International Association
for Cryptologic Research

In this work, we consider the communication complexity of MPC protocols in honest majority setting achieving malicious security in both information-theoretic setting and computational setting. On the one hand, we study the possibility of basing honest majority MPC protocols on oblivious linear evaluation (OLE)-hybrid model efficiently with information-theoretic security. More precisely, we instantiate preprocessing phase of the recent work Sharing Transformation (Goyal, Polychroniadou, and Song, CRYPTO 2022) assuming random OLE correlations. Notably, we are able to prepare packed Beaver triples with malicious security achieving amortized communication of $O(n)$ field elements plus a number of $O(n)$ OLE correlations per packed Beaver triple, which is the best known result. To further efficiently prepare random OLE correlations, we resort to IKNP-style OT extension protocols (Ishai et al., CRYPTO 2003) in random oracle model.

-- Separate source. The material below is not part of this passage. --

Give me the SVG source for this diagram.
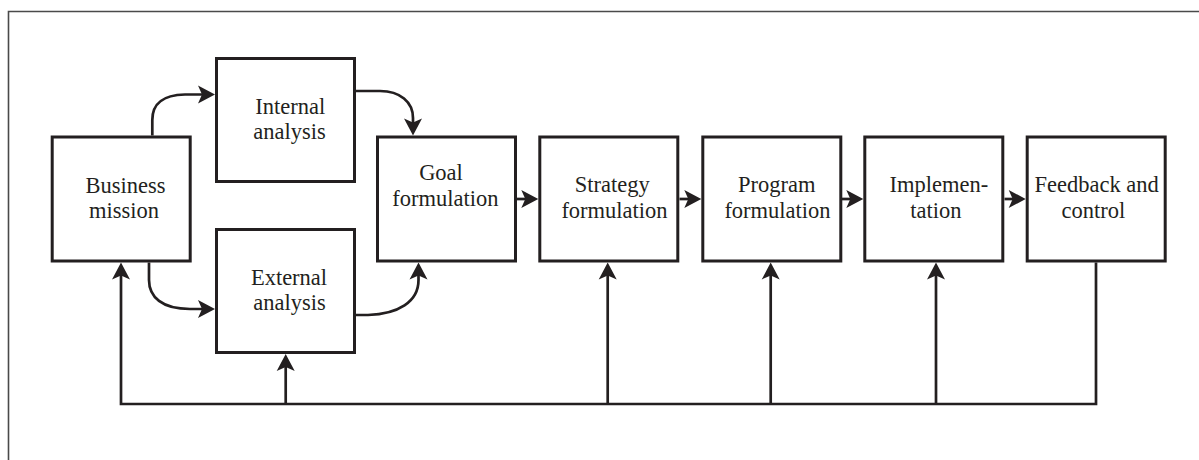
<svg xmlns="http://www.w3.org/2000/svg" width="1199" height="460" viewBox="0 0 1199 460">
  <style>
    .box { fill: #ffffff; stroke: #231f20; stroke-width: 3; }
    .lbl { font-family: "Liberation Serif", "Times New Roman", serif; font-size: 22.5px; fill: #231f20; text-anchor: middle; }
    .con { fill: none; stroke: #231f20; stroke-width: 2.7; stroke-linejoin: miter; }
    .frame { fill: none; stroke: #4a4a4a; stroke-width: 1.6; }
  </style>
  <defs>
    <marker id="ah" markerUnits="userSpaceOnUse" markerWidth="18" markerHeight="18" refX="7" refY="9" orient="auto" overflow="visible">
      <path d="M0,0 L17,9 L0,18 L4,9 Z" fill="#231f20"/>
    </marker>
  </defs>
  <rect width="1199" height="460" fill="#ffffff"/>
  <g id="frame">
    <path class="frame" d="M8.5,460 V11.5 H1199"/>
  </g>
  <g id="connectors">
    <path class="con" d="M152.3,135.5 V120 C152.3,103 163,95 185,94.5 H205" marker-end="url(#ah)"/>
    <path class="con" d="M356,91 H380 C400,91 413,102 413,118 V125.5" marker-end="url(#ah)"/>
    <path class="con" d="M149,262.5 V280 C149,297 162,309 190,309 H205" marker-end="url(#ah)"/>
    <path class="con" d="M356,315 H368 C398,314 418.5,302 418.5,280 V272.5" marker-end="url(#ah)"/>
    <path class="con" d="M517,199 H528.3" marker-end="url(#ah)"/>
    <path class="con" d="M679.5,199 H691.3" marker-end="url(#ah)"/>
    <path class="con" d="M842,199 H853.3" marker-end="url(#ah)"/>
    <path class="con" d="M1004.5,199 H1015.7" marker-end="url(#ah)"/>
    <path class="con" d="M1096,262.5 V404 H121 V272.5" marker-end="url(#ah)"/>
    <path class="con" d="M285.7,404 V364" marker-end="url(#ah)"/>
    <path class="con" d="M607.7,404 V272.5" marker-end="url(#ah)"/>
    <path class="con" d="M770.7,404 V272.5" marker-end="url(#ah)"/>
    <path class="con" d="M936,404 V272.5" marker-end="url(#ah)"/>
  </g>
  <g id="business-mission">
    <rect class="box" x="52.2" y="137" width="138" height="124"/>
    <text class="lbl" x="125.5" y="192.5">Business</text>
    <text class="lbl" x="124" y="218.3">mission</text>
  </g>
  <g id="internal-analysis">
    <rect class="box" x="216.5" y="58.5" width="138" height="123"/>
    <text class="lbl" x="290.3" y="114">Internal</text>
    <text class="lbl" x="289.5" y="139">analysis</text>
  </g>
  <g id="external-analysis">
    <rect class="box" x="216.5" y="229.5" width="138" height="123"/>
    <text class="lbl" x="289" y="285">External</text>
    <text class="lbl" x="289.5" y="310">analysis</text>
  </g>
  <g id="goal-formulation">
    <rect class="box" x="377.5" y="137" width="138" height="124"/>
    <text class="lbl" x="441" y="180">Goal</text>
    <text class="lbl" x="445.3" y="206">formulation</text>
  </g>
  <g id="strategy-formulation">
    <rect class="box" x="539.8" y="137" width="138" height="124"/>
    <text class="lbl" x="612.2" y="192">Strategy</text>
    <text class="lbl" x="614.5" y="218.3">formulation</text>
  </g>
  <g id="program-formulation">
    <rect class="box" x="702.8" y="137" width="138" height="124"/>
    <text class="lbl" x="776.7" y="192">Program</text>
    <text class="lbl" x="777.5" y="218.3">formulation</text>
  </g>
  <g id="implementation">
    <rect class="box" x="864.8" y="137" width="138" height="124"/>
    <text class="lbl" x="938.8" y="192">Implemen-</text>
    <text class="lbl" x="935.8" y="218.3">tation</text>
  </g>
  <g id="feedback-and-control">
    <rect class="box" x="1027.2" y="137" width="138" height="124"/>
    <text class="lbl" x="1096.7" y="192">Feedback and</text>
    <text class="lbl" x="1093.3" y="218.3">control</text>
  </g>
</svg>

On the other hand, we derive a communication lower bound for preparing OLE correlations in the information-theoretic setting based on negative results due to Damgård, Larsen, and Nielsen (CRYPTO 2019).

Combining our positive result with the work of Goyal, Polychroniadou, and Song (CRYPTO 2022), we derive an MPC protocol with amortized communication of $O(\ell+\kappa)$ elements per gate in random oracle model achieving malicious security, where $\ell$ denotes the length of a field element and $\kappa$ is the security parameter.